Cognitive science tried to understand the mind at the same time that artificial intelligence tried to discover methods for reproducing the functions of cognition artificially. Artificial intelligence techniques became hypotheses for how the mind worked, and empirically confirmed theories of how the mind worked inspired artificial intelligence techniques.
There was a lot of criticism of these fields at one point. Writers like Hubert Dreyfus, Lucy Suchman, and Winograd and Flores critiqued especially heavily one paradigm that’s now called “Good Old Fashioned AI”–the kind of AI that used static, explicit representations of the world instead of machine learning.
That was a really long time ago and now machine learning and cognitive psychology (including cognitive neuroscience) are in happy conversation, with much more successful models of learning that by and large have absorbed the critiques of earlier times.
Some people think that these old critiques still apply to modern methods in AI. Isn’t AI still AI? I believe the main confusion is that lots of people don’t know that “computable” means something very precisely mathematical: it means a function that is calculable by a partial recursive function. It just so happens that computers, the devices we know and love, can compute any computable function.
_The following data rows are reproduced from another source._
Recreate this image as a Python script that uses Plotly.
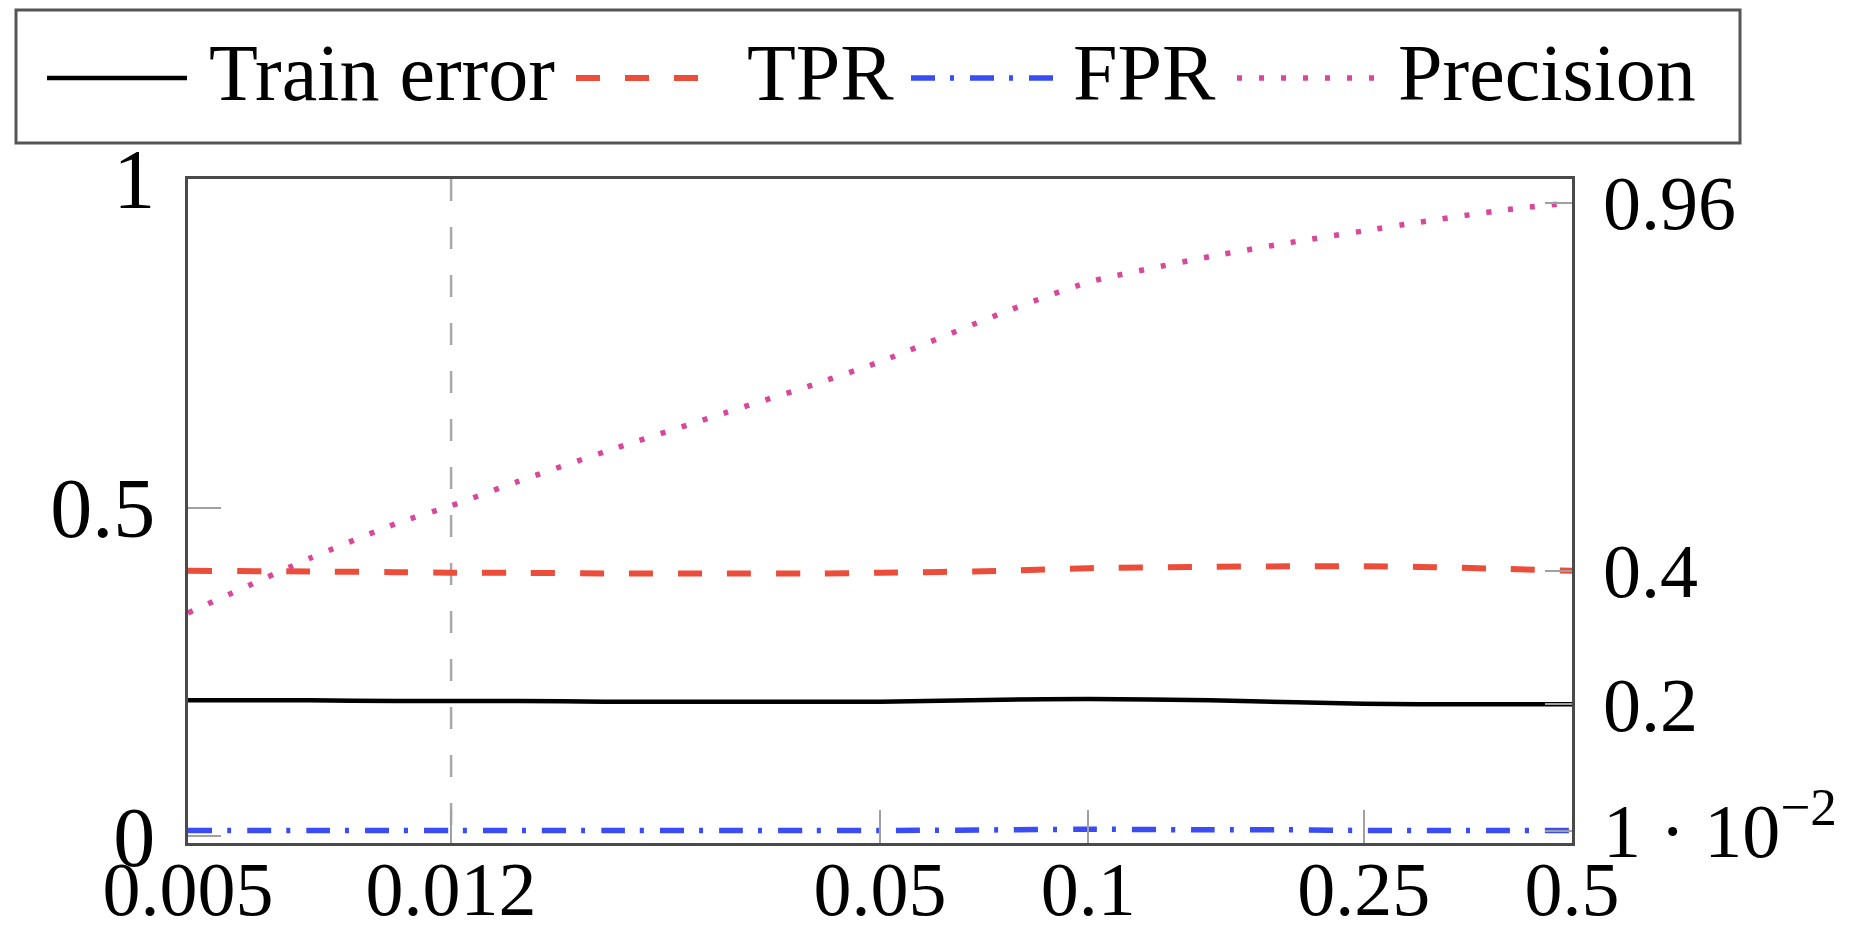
import plotly.graph_objects as go

# ---------------- data ----------------
alpha = [0.005, 0.0075, 0.01, 0.012, 0.015, 0.02, 0.03, 0.04, 0.05,
         0.075, 0.1, 0.15, 0.2, 0.25, 0.3, 0.4, 0.5]
train_error = [0.207, 0.207, 0.206, 0.206, 0.206, 0.205, 0.205, 0.205, 0.205,
               0.208, 0.209, 0.207, 0.204, 0.202, 0.201, 0.201, 0.201]
tpr = [0.404, 0.403, 0.402, 0.401, 0.401, 0.400, 0.400, 0.400, 0.401,
       0.404, 0.408, 0.410, 0.411, 0.411, 0.410, 0.407, 0.404]
fpr = [0.009, 0.009, 0.009, 0.009, 0.009, 0.009, 0.009, 0.009, 0.009,
       0.010, 0.011, 0.010, 0.010, 0.009, 0.009, 0.009, 0.009]
precision = [0.340, 0.423, 0.476, 0.503, 0.540, 0.585, 0.645, 0.687, 0.722,
             0.796, 0.843, 0.882, 0.905, 0.921, 0.934, 0.953, 0.964]

selected_alpha = 0.012
x_tick_vals = [0.005, 0.012, 0.05, 0.1, 0.25, 0.5]
x_tick_text = ["0.005", "0.012", "0.05", "0.1", "0.25", "0.5"]
y_tick_vals = [0, 0.5, 1]
y_tick_text = ["0", "0.5", "1"]
right_tick_text = ["0.96", "0.4", "0.2", "1 · 10<sup>−2</sup>"]

series_names = ["Train error", "TPR", "FPR", "Precision"]

# ---------------- layout geometry (screen px; page body has an 8px margin) ----------------
OFF = 8
W, H = 1856 - OFF, 937 - OFF
L, R, T, B = 188 - OFF, 1572 - OFF, 179 - OFF, 843 - OFF
SERIF = "Liberation Serif, Times New Roman, serif"

styles = [
    dict(color="#000000", width=4.5, dash="solid"),
    dict(color="#EC4C3A", width=6, dash="24px,25px"),
    dict(color="#3A4DF5", width=5.5, dash="24px,15px,4px,16px"),
    dict(color="#D9479A", width=5.5, dash="5px,17px"),
]
series = [train_error, tpr, fpr, precision]


def px_x(p):
    return (p - OFF - L) / (R - L)


def px_y(p):
    return (B - (p - OFF)) / (B - T)


fig = go.Figure()
for name, ys, st in zip(series_names, series, styles):
    fig.add_trace(go.Scatter(
        x=alpha, y=ys, name=name, mode="lines", showlegend=False,
        line=dict(color=st["color"], width=st["width"], dash=st["dash"],
                  shape="spline", smoothing=0.6),
    ))

# invisible trace for the right axis
right_vals = [precision[-1], tpr[-1], train_error[-1], fpr[-1]]
fig.add_trace(go.Scatter(x=[alpha[-1]], y=[right_vals[0]], yaxis="y2",
                         mode="markers", marker=dict(opacity=0),
                         showlegend=False, hoverinfo="skip"))

shapes = [
    dict(type="line", xref="x", yref="paper", x0=selected_alpha, x1=selected_alpha,
         y0=1, y1=0, line=dict(color="#A8A8A8", width=2.5, dash="22px,26px"),
         layer="below"),
    # legend box
    dict(type="rect", xref="paper", yref="paper",
         x0=px_x(16), x1=px_x(1740), y0=px_y(143), y1=px_y(10),
         line=dict(color="#555555", width=3), fillcolor="white"),
]
annotations = []
sample_x = [(47, 187), (576, 710), (911, 1053), (1237, 1379)]
text_x = [207, 745, 1071, 1396]
for name, st, (sx0, sx1), tx in zip(series_names, styles, sample_x, text_x):
    shapes.append(dict(type="line", xref="paper", yref="paper",
                       x0=px_x(sx0), x1=px_x(sx1), y0=px_y(78), y1=px_y(78),
                       line=dict(color=st["color"], width=st["width"], dash=st["dash"])))
    annotations.append(dict(text=name, xref="paper", yref="paper",
                            x=px_x(tx), y=px_y(73), xanchor="left", yanchor="middle",
                            showarrow=False,
                            font=dict(family=SERIF, size=80, color="black")))

axis_common = dict(showgrid=False, zeroline=False, showline=True, mirror=True,
                   linecolor="#4a4a4a", linewidth=3, ticks="inside",
                   tickcolor="#A0A0A0", tickwidth=1.5)

fig.update_layout(
    width=W, height=H,
    margin=dict(l=L, r=W - R, t=T, b=H - B, autoexpand=False),
    paper_bgcolor="white", plot_bgcolor="white",
    showlegend=False,
    xaxis=dict(type="log", range=[-2.30103, -0.30103],
               tickvals=x_tick_vals, ticktext=x_tick_text, ticklen=33,
               ticklabelstandoff=-22,
               tickfont=dict(family=SERIF, size=76, color="black"),
               **axis_common),
    yaxis=dict(range=[-0.01, 1.0], tickvals=y_tick_vals, ticktext=y_tick_text,
               ticklen=33, ticklabelstandoff=13,
               tickfont=dict(family=SERIF, size=84, color="black"),
               **axis_common),
    yaxis2=dict(range=[-0.01, 1.0], overlaying="y", side="right",
                tickvals=right_vals, ticktext=right_tick_text, ticklen=27,
                ticklabelstandoff=30, showgrid=False, zeroline=False,
                showline=False, ticks="inside", tickcolor="#A0A0A0", tickwidth=1.5,
                tickfont=dict(family=SERIF, size=76, color="black")),
    shapes=shapes,
    annotations=annotations,
)

fig.write_html("out.html")
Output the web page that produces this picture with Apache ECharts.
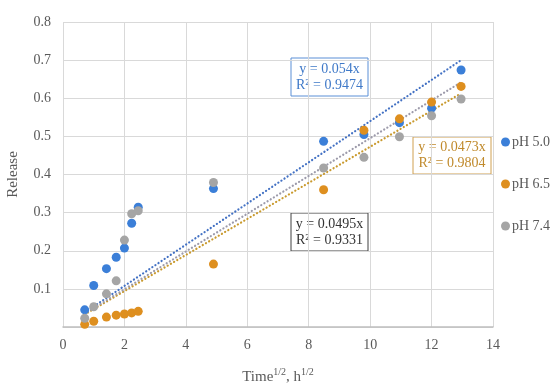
<!DOCTYPE html>
<html>
<head>
<meta charset="utf-8">
<script src="https://cdn.jsdelivr.net/npm/echarts@6/dist/echarts.min.js"></script>
<style>
html,body{margin:0;padding:0;background:#fff;}
#chart{width:550px;height:388px;}
</style>
</head>
<body>
<div id="chart"></div>
<script>
// sqrt(time) values
const timeRoot = [0.707, 1.0, 1.414, 1.732, 2.0, 2.236, 2.449, 4.899, 8.485, 9.798, 10.954, 12.0, 12.961];
const ph50 = [0.045, 0.109, 0.153, 0.183, 0.207, 0.272, 0.314, 0.363, 0.487, 0.505, 0.536, 0.574, 0.674];
const ph65 = [0.007, 0.015, 0.026, 0.031, 0.034, 0.037, 0.041, 0.165, 0.360, 0.516, 0.546, 0.590, 0.631];
const ph74 = [0.023, 0.053, 0.087, 0.121, 0.228, 0.297, 0.305, 0.379, 0.417, 0.445, 0.499, 0.554, 0.598];
const seriesNames = ['pH 5.0', 'pH 6.5', 'pH 7.4'];
// trendline endpoints (x, y)
const trend50 = [[0.707, 0.038], [12.961, 0.700]];
const trend65 = [[0.707, 0.033], [12.961, 0.613]];
const trend74 = [[0.707, 0.035], [12.961, 0.642]];
const eq50 = 'y = 0.054x\nR² = 0.9474';
const eq65 = 'y = 0.0473x\nR² = 0.9804';
const eq74 = 'y = 0.0495x\nR² = 0.9331';
const xTicks = [0, 2, 4, 6, 8, 10, 12, 14];
const yTicks = [0.1, 0.2, 0.3, 0.4, 0.5, 0.6, 0.7, 0.8];

const colors = ['#3b7fd8', '#de8f1f', '#a5a5a5'];
const trendColors = ['#4472c4', '#c99a2e', '#9d9bab'];
const FONT = '"Liberation Serif", "Times New Roman", serif';

function pairs(ys){ return timeRoot.map((x,i)=>[x, ys[i]]); }

const chart = echarts.init(document.getElementById('chart'));
const trendStyle = c => ({color: c, width: 2.2, type: [0.1, 3.6], cap: 'round'});

function box(x, y, w, h, txt, c, tc){
  return {
    type: 'group', z: 100,
    children: [
      {type: 'rect', shape: {x: x, y: y, width: w, height: h}, style: {fill: '#fff', stroke: c, lineWidth: 1}},
      {type: 'text', x: x + w/2, y: y + h/2, style: {text: txt, font: '14px ' + FONT, fill: tc, align: 'center', verticalAlign: 'middle', lineHeight: 16}}
    ]
  };
}

chart.setOption({
  animation: false,
  backgroundColor: '#fff',
  grid: {left: 63, right: 57, top: 22, bottom: 61, containLabel: false, outerBoundsMode: 'none'},
  legend: {
    orient: 'vertical', left: 496, top: 130, itemGap: 28,
    itemWidth: 9, itemHeight: 9,
    data: seriesNames.map((n,i)=>({name: n, icon: 'circle'})),
    textStyle: {fontFamily: FONT, fontSize: 14, color: '#595959', padding: [0,0,0,-3]}
  },
  xAxis: {
    type: 'value', min: 0, max: 14, interval: 2,
    axisLine: {show: true, lineStyle: {color: '#bfbfbf', width: 1.5}},
    axisTick: {show: false},
    splitLine: {show: true, lineStyle: {color: '#d9d9d9'}},
    axisLabel: {fontFamily: FONT, fontSize: 14, color: '#595959', margin: 11,
      formatter: v => xTicks.includes(v) ? String(v) : ''},
    name: '{b|Time}{s|1/2}{b|, h}{s|1/2}',
    nameLocation: 'middle', nameGap: 40,
    nameTextStyle: {rich: {
      b: {fontFamily: FONT, fontSize: 15, color: '#595959', verticalAlign: 'bottom', lineHeight: 18},
      s: {fontFamily: FONT, fontSize: 10, color: '#595959', verticalAlign: 'top', lineHeight: 18, padding: [0,0,6,0]}
    }}
  },
  yAxis: {
    type: 'value', min: 0, max: 0.8, interval: 0.1,
    axisLine: {show: false},
    axisTick: {show: false},
    splitLine: {show: true, lineStyle: {color: '#d9d9d9'}},
    axisLabel: {fontFamily: FONT, fontSize: 14, color: '#595959', margin: 12,
      formatter: v => { const t = yTicks.find(k => Math.abs(k - v) < 1e-6); return t ? t.toFixed(1) : ''; }},
    name: 'Release', nameLocation: 'middle', nameGap: 42,
    nameTextStyle: {fontFamily: FONT, fontSize: 15, color: '#595959'}
  },
  series: [
    {name: 'trend50', type: 'line', data: trend50, symbol: 'none', lineStyle: trendStyle(trendColors[0]), z: 1, silent: true},
    {name: 'trend65', type: 'line', data: trend65, symbol: 'none', lineStyle: trendStyle(trendColors[1]), z: 1, silent: true},
    {name: 'trend74', type: 'line', data: trend74, symbol: 'none', lineStyle: trendStyle(trendColors[2]), z: 1, silent: true},
    {name: seriesNames[0], type: 'scatter', data: pairs(ph50), symbolSize: 9, itemStyle: {color: colors[0], opacity: 1}, z: 3},
    {name: seriesNames[1], type: 'scatter', data: pairs(ph65), symbolSize: 9, itemStyle: {color: colors[1], opacity: 1}, z: 3},
    {name: seriesNames[2], type: 'scatter', data: pairs(ph74), symbolSize: 9, itemStyle: {color: colors[2], opacity: 1}, z: 3}
  ],
  graphic: [
    box(291, 58, 77, 38, eq50, '#5b8fd6', '#3f79c8'),
    box(291, 213, 77, 38, eq74, '#404040', '#333333'),
    box(413, 137, 78, 37, eq65, '#d0a050', '#c08a2c')
  ]
});
</script>
</body>
</html>
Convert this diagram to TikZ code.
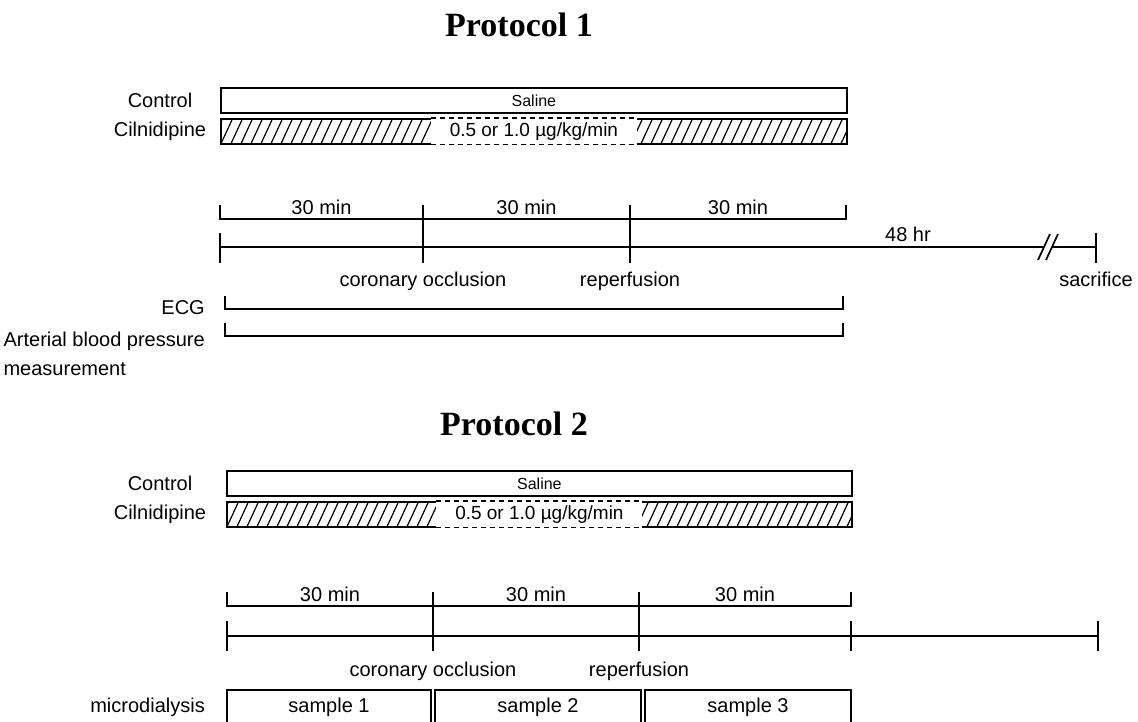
\documentclass[tikz,border=0pt]{standalone}
\usepackage{fontspec}
\setmainfont{Liberation Sans}
\newfontfamily\titlefont{Liberation Serif}
\usetikzlibrary{positioning,calc}
\tikzset{
  bar/.style={draw,line width=1.8pt,minimum width=626pt,minimum height=25pt,inner sep=0pt,anchor=north west,font=\fontsize{16}{19}\selectfont},
  hatched/.style={bar,path picture={\foreach \k in {-4,...,64}{\draw[line width=1.2pt] ([xshift=\k*10pt]path picture bounding box.south west) -- ++(12pt,26pt);}}},
  dose/.style={fill=white,minimum width=206pt,minimum height=29pt,inner sep=0pt,font=\fontsize{19}{22}\selectfont},
  dashedge/.style={line width=1.3pt,dash pattern=on 5pt off 4pt},
  title/.style={font=\titlefont\bfseries\fontsize{34}{40}\selectfont,anchor=base,inner sep=0pt},
  lbl/.style={font=\fontsize{20}{24}\selectfont,inner sep=0pt},
  tline/.style={line width=1.7pt}}
\begin{document}
\begin{tikzpicture}[x=1pt,y=-1pt]
\useasboundingbox (0,0) rectangle (1138,722);
% ---------- protocol 1 ----------
\node[title] (title1) at (519,37) {Protocol 1};
\node[bar] (sal1) at (220,87) {Saline};
\node[hatched] (cil1) at (220,118) {};
\node[dose] (dose1) at (cil1.center) {0.5 or 1.0 µg/kg/min};
\draw[dashedge] (dose1.west |- cil1.north) -- (dose1.east |- cil1.north);
\draw[dashedge] (dose1.west |- cil1.south) -- (dose1.east |- cil1.south);
\node[lbl] (ctl1) at (160,100) {Control};
\node[lbl] (cln1) at (160,131) {Cilnidipine};
% time bracket and time line
\coordinate (b0) at (220,219); \coordinate (b1) at (423,219);
\coordinate (b2) at (630,219); \coordinate (b3) at (846,219);
\coordinate (p0) at (220,247); \coordinate (p1) at (423,247);
\coordinate (p2) at (630,247); \coordinate (p4) at (1096,247);
\coordinate (brkA) at (1044,247); \coordinate (brkB) at (1052,247);
\draw[tline] ([yshift=14pt]b0) -- (b0) -- (b3) -- ([yshift=14pt]b3);
\draw[tline] ([yshift=14pt]b1) -- ([yshift=-16pt]p1);
\draw[tline] ([yshift=14pt]b2) -- ([yshift=-16pt]p2);
\draw[tline] (p0) -- (brkA); \draw[tline] (brkB) -- (p4);
\draw[tline] ([yshift=14pt]p0) -- ([yshift=-16pt]p0);
\draw[tline] ([yshift=14pt]p4) -- ([yshift=-16pt]p4);
\draw[tline] ($(brkA)+(-6,13)$) -- ($(brkA)+(6,-13)$);
\draw[tline] ($(brkB)+(-6,13)$) -- ($(brkB)+(6,-13)$);
\node[lbl,above=4pt] (m1a) at ($(b0)!.5!(b1)$) {30 min};
\node[lbl,above=4pt] (m1b) at ($(b1)!.5!(b2)$) {30 min};
\node[lbl,above=4pt] (m1c) at ($(b2)!.5!(b3)$) {30 min};
\node[lbl,above=5pt] (hr48) at (908,247) {48 hr};
\node[lbl,anchor=base] (occ1) at ($(p1)+(0,40)$) {coronary occlusion};
\node[lbl,anchor=base] (rep1) at ($(p2)+(0,40)$) {reperfusion};
\node[lbl,anchor=base] (sac) at ($(p4)+(0,40)$) {sacrifice};
% recordings
\coordinate (e0) at (225,309); \coordinate (e1) at (843,309);
\coordinate (a0) at (225,336); \coordinate (a1) at (843,336);
\draw[tline] ([yshift=13pt]e0) -- (e0) -- (e1) -- ([yshift=13pt]e1);
\draw[tline] ([yshift=13pt]a0) -- (a0) -- (a1) -- ([yshift=13pt]a1);
\node[lbl,anchor=base east] (ecg) at (205,314) {ECG};
\node[lbl,anchor=base east] (abp) at (205,346) {Arterial blood pressure};
\node[lbl,anchor=base west] (abpm) at ($(abp.base west)+(0,29)$) {measurement};
% ---------- protocol 2 ----------
\node[title] (title2) at (514,435) {Protocol 2};
\node[bar,minimum width=625pt] (sal2) at (226,470) {Saline};
\node[hatched,minimum width=625pt] (cil2) at (226,501) {};
\node[dose] (dose2) at (cil2.center) {0.5 or 1.0 µg/kg/min};
\draw[dashedge] (dose2.west |- cil2.north) -- (dose2.east |- cil2.north);
\draw[dashedge] (dose2.west |- cil2.south) -- (dose2.east |- cil2.south);
\node[lbl] (ctl2) at (160,483) {Control};
\node[lbl] (cln2) at (160,514) {Cilnidipine};
% time bracket and time line
\coordinate (c0) at (227,606); \coordinate (c1) at (433,606);
\coordinate (c2) at (639,606); \coordinate (c3) at (851,606);
\coordinate (q0) at (227,636); \coordinate (q1) at (433,636);
\coordinate (q2) at (639,636); \coordinate (q3) at (851,636);
\coordinate (q4) at (1098,636);
\draw[tline] ([yshift=14pt]c0) -- (c0) -- (c3) -- ([yshift=14pt]c3);
\draw[tline] ([yshift=14pt]c1) -- ([yshift=-15pt]q1);
\draw[tline] ([yshift=14pt]c2) -- ([yshift=-15pt]q2);
\draw[tline] (q0) -- (q4);
\foreach \t in {q0,q3,q4}
  \draw[tline] ([yshift=15pt]\t) -- ([yshift=-15pt]\t);
\node[lbl,above=4pt] (m2a) at ($(c0)!.5!(c1)$) {30 min};
\node[lbl,above=4pt] (m2b) at ($(c1)!.5!(c2)$) {30 min};
\node[lbl,above=4pt] (m2c) at ($(c2)!.5!(c3)$) {30 min};
\node[lbl,anchor=base] (occ2) at ($(q1)+(0,40)$) {coronary occlusion};
\node[lbl,anchor=base] (rep2) at ($(q2)+(0,40)$) {reperfusion};
% microdialysis samples
\draw[tline] (227,724) |- (431,690) -- (431,724);
\draw[tline] (435,724) |- (641,690) -- (641,724);
\draw[tline] (645,724) |- (851,690) -- (851,724);
\node[lbl,anchor=base] (smp1) at (329,712) {sample 1};
\node[lbl,anchor=base] (smp2) at (538,712) {sample 2};
\node[lbl,anchor=base] (smp3) at (748,712) {sample 3};
\node[lbl,anchor=base east] (mdl) at (205,712) {microdialysis};
\end{tikzpicture}
\end{document}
So what changed in AI was not that they were using computation to solve problems, but the way they used computation. Similarly, while there was a period where cognitive psychology tried to model mental processes using a particular kind of computable representation, and these models are now known to be inaccurate, that doesn’t mean that the mind doesn’t perform other forms of computation.
A similar kind of relationship is going on between the study of complex systems, especially complex social systems, and the techniques of multi-agent system modeling. Multi-agent system modeling is, as Epstein clarifies, about generative modeling of social processes that is computable in the mathematical sense, but the fact that physical computers are involved is incidental. Multi-agent systems are supposed to be a more realistic way of modeling agent interactions than, say, neoclassical game theory, in the same way that machine learning is a more realistic way of modeling cognition than GOFAI.
Given that, despite (or, more charitably because of) the critiques leveled against it, cognitive science and artificial intelligence have developed into widely successful and highly respected fields. We should expect complex systems/multi-agent systems research to follow a similar trajectory.